— What is expected —
Transcribe only the lines from the line with "Write the matplotlib code for this chart." through the line with "ax.set_ylim(-30, 30)", exactly, counting both of those lines as part of the stretch.
# start of Record list
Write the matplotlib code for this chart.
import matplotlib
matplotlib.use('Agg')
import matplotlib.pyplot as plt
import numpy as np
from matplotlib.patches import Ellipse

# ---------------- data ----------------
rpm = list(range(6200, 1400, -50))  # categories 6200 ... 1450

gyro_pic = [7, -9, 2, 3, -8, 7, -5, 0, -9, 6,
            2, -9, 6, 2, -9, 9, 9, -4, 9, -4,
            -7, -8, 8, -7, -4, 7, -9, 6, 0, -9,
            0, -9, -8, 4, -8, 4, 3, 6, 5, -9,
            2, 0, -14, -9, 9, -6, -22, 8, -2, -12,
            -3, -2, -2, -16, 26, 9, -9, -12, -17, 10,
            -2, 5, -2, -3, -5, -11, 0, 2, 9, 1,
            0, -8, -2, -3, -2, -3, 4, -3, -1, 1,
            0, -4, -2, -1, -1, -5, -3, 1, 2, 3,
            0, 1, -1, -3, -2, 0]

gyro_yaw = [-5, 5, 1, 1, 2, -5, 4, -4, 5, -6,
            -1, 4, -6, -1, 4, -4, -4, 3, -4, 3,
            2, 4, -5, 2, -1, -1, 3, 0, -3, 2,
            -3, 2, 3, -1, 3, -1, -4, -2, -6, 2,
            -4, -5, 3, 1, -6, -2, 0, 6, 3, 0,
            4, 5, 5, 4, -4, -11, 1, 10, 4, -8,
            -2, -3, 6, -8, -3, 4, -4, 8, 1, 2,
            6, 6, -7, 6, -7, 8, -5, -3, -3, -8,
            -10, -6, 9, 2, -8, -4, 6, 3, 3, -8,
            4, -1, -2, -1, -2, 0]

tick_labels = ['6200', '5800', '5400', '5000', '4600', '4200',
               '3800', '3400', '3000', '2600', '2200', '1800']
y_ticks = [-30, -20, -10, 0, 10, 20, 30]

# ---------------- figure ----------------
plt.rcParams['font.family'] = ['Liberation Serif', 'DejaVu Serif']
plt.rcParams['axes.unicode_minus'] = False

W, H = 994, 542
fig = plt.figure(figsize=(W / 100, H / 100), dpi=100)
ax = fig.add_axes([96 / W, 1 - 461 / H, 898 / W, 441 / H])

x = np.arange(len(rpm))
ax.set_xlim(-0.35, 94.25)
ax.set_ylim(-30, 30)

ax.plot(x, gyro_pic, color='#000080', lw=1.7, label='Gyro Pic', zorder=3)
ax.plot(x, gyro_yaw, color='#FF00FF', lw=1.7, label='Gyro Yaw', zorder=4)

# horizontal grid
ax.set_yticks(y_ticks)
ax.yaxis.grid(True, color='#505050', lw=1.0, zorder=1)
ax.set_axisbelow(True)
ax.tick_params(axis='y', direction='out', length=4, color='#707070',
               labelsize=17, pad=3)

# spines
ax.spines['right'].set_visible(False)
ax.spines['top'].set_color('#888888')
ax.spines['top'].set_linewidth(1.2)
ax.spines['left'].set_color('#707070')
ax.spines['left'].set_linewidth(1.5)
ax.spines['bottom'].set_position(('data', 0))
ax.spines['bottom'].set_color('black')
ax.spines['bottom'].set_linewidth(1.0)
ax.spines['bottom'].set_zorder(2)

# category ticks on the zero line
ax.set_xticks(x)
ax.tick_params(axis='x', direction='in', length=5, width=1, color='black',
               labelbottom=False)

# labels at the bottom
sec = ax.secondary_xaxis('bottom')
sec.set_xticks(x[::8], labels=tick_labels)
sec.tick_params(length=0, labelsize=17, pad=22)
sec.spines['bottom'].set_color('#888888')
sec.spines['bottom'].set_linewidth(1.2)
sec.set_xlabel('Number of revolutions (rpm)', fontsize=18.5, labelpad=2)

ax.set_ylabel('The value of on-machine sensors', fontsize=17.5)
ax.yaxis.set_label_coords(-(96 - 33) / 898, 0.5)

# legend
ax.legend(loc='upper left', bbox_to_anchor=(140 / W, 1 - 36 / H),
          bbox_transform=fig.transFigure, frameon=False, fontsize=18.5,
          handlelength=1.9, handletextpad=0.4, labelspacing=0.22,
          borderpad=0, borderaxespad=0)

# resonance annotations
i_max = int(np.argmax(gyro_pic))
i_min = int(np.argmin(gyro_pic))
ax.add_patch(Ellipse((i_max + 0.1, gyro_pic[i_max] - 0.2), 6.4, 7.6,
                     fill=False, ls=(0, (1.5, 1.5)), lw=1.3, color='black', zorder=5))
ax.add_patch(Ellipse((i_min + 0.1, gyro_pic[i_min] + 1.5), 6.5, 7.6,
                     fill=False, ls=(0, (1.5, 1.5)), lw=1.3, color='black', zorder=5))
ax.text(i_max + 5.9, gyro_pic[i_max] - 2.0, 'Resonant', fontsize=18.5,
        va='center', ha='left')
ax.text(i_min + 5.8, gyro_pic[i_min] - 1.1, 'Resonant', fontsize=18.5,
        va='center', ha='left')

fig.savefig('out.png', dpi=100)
# end of Record list
# start of Record list
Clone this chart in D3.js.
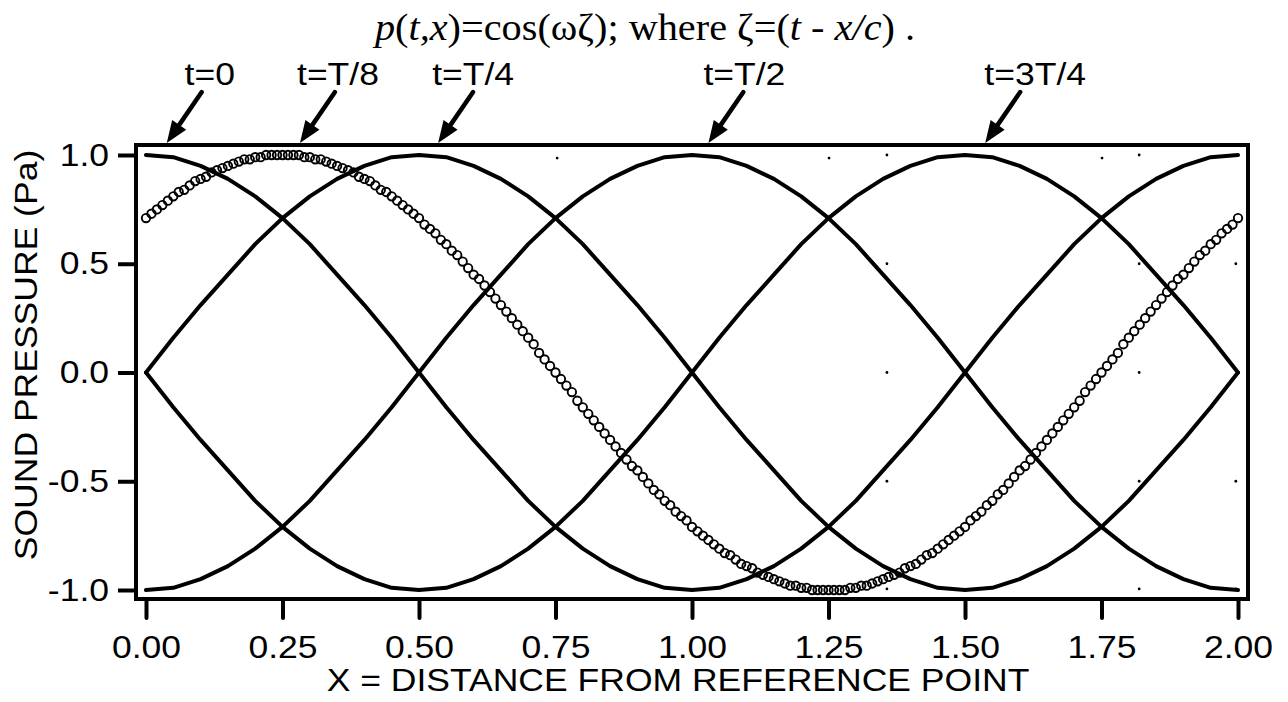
# end of Record list
— Solution —
Write the matplotlib code for this chart.
import matplotlib
matplotlib.use('Agg')
import matplotlib.pyplot as plt
import numpy as np
from matplotlib.patches import Ellipse

# ---------------- data ----------------
rpm = list(range(6200, 1400, -50))  # categories 6200 ... 1450

gyro_pic = [7, -9, 2, 3, -8, 7, -5, 0, -9, 6,
            2, -9, 6, 2, -9, 9, 9, -4, 9, -4,
            -7, -8, 8, -7, -4, 7, -9, 6, 0, -9,
            0, -9, -8, 4, -8, 4, 3, 6, 5, -9,
            2, 0, -14, -9, 9, -6, -22, 8, -2, -12,
            -3, -2, -2, -16, 26, 9, -9, -12, -17, 10,
            -2, 5, -2, -3, -5, -11, 0, 2, 9, 1,
            0, -8, -2, -3, -2, -3, 4, -3, -1, 1,
            0, -4, -2, -1, -1, -5, -3, 1, 2, 3,
            0, 1, -1, -3, -2, 0]

gyro_yaw = [-5, 5, 1, 1, 2, -5, 4, -4, 5, -6,
            -1, 4, -6, -1, 4, -4, -4, 3, -4, 3,
            2, 4, -5, 2, -1, -1, 3, 0, -3, 2,
            -3, 2, 3, -1, 3, -1, -4, -2, -6, 2,
            -4, -5, 3, 1, -6, -2, 0, 6, 3, 0,
            4, 5, 5, 4, -4, -11, 1, 10, 4, -8,
            -2, -3, 6, -8, -3, 4, -4, 8, 1, 2,
            6, 6, -7, 6, -7, 8, -5, -3, -3, -8,
            -10, -6, 9, 2, -8, -4, 6, 3, 3, -8,
            4, -1, -2, -1, -2, 0]

tick_labels = ['6200', '5800', '5400', '5000', '4600', '4200',
               '3800', '3400', '3000', '2600', '2200', '1800']
y_ticks = [-30, -20, -10, 0, 10, 20, 30]

# ---------------- figure ----------------
plt.rcParams['font.family'] = ['Liberation Serif', 'DejaVu Serif']
plt.rcParams['axes.unicode_minus'] = False

W, H = 994, 542
fig = plt.figure(figsize=(W / 100, H / 100), dpi=100)
ax = fig.add_axes([96 / W, 1 - 461 / H, 898 / W, 441 / H])

x = np.arange(len(rpm))
ax.set_xlim(-0.35, 94.25)
ax.set_ylim(-30, 30)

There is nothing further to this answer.